La globalización impuesta a lo largo de los años recientes ha introducido en la socializada Europa un discurso descarnadamente liberal, en virtud del cual se sacraliza el mercado, se aborrece todo lo público y se califican como perturbadoras para la economía las políticas sociales construidas durante el siglo XX. Este discurso, cuya enunciación puede parecer simplista, ha sido abrazado con entusiasmo digno de mejor causa por los dirigentes europeos sin distinción ideológica alguna.

Como consecuencia de lo anterior, los Estados nacionales han quedado desguarnecidos para enfrentar situaciones de crisis y la propia Unión Europea, cuya dimensión en términos económicos y de población es equiparable a la gran superpotencia norteamericana, ofrece a diario la otra mejilla a los ataques de la globalización sin adoptar medidas protectoras, por temor a caer en la heterodoxia. Algo que no sucede con los Estados Unidos de Norteamérica que para defender sus intereses nacionales utilizan las barreras arancelarias y el valor de su moneda del modo y manera que creen conveniente.
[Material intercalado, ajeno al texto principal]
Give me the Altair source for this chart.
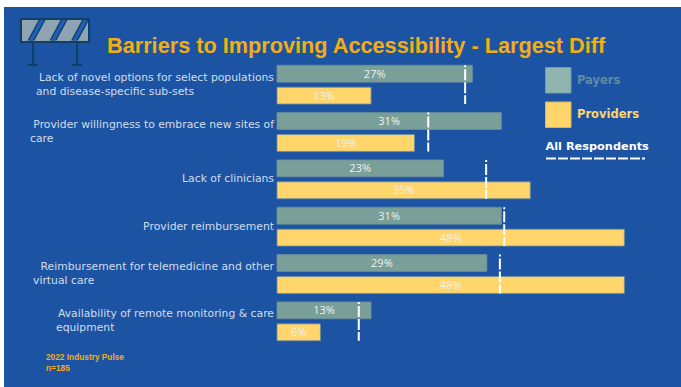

Aquellos Gobiernos de la Unión que tienen importantes problemas domésticos, causados en parte por los fenómenos citados, deberían esforzarse en cambiar o flexibilizar las normas o directrices de Bruselas en vez de seguir devotamente las mismas. Francia y Alemania ya lo han hecho con el Plan de Estabilidad. En cuanto a España el margen de maniobra es más escaso, porque es verdad que somos una potencia menor y además receptora neta de ayudas comunitarias; pero, dada la permanencia de problemas en el seno de las grandes potencias comunitarias, no debería descartarse vender más caro nuestro apoyo a las medidas que les beneficien como el cambio del Plan de Estabilidad, sin perjuicio de forzar una reflexión común acerca de la defensa del hinterland comunitario en el seno de la globalización.